Project description:This study retrospectively compared long-term outcomes of nonmyeloablative/reduced intensity conditioning (NMC/RIC) allogeneic hematopoietic cell transplantation (allo-HCT) from a haploidentical family donor (haplo-HCT) using posttransplant cyclophosphamide (PTCy) with those of matched sibling donor (MSD) and matched unrelated donor (MUD) with or without T-cell depletion (TCD+/TCD-) in patients with relapsed diffuse large B-cell lymphoma (DLBCL). Adult patients with DLBCL who had undergone their first NMC/RIC allo-HCT between 2008 and 2015 were included. Recipients of haplo-HCT were limited to those receiving graft-versus-host disease (GVHD) prophylaxis with PTCy. GVHD prophylaxis in MSD was limited to calcineurin inhibitor (CNI)-based approaches without in vivo TCD, while MUD recipients received CNI-based prophylaxis with or without TCD. Outcome analyses for overall survival (OS) and progression-free survival (PFS), nonrelapse mortality (NRM), and disease relapse/progression were calculated. A total of 1438 patients (haplo, 132; MSD, 525; MUD TCD+, 403; and MUD TCD-, 378) were included.
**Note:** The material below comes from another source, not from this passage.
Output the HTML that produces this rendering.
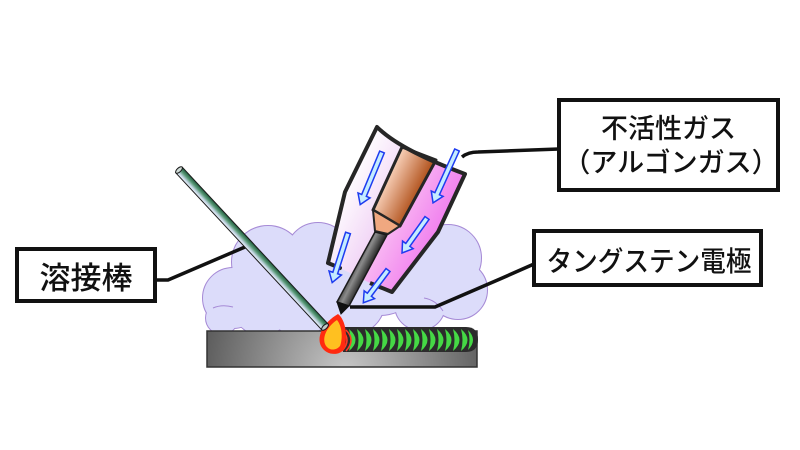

Patients with haplo donors were significantly older, had a better performance status and had more frequently received total body irradiation-based conditioning regimens and bone marrow grafts than MSD and MUD TCD+ or TCD-. 3-year OS, PFS, NRM and relapse/progression incidence after haplo-HCT was 46%, 38%, 22%, and 41%, respectively, and not significantly different from outcomes of matched donor transplants on multivariate analyses. Haplo-HCT was associated with a lower cumulative incidence of chronic GVHD compared with MSD, MUD TCD+/TCD-. NMC/RIC haplo-HCT with PTCy seems to be a valuable alternative for patients with DLBCL considered for allo-HCT but lacking a matched donor.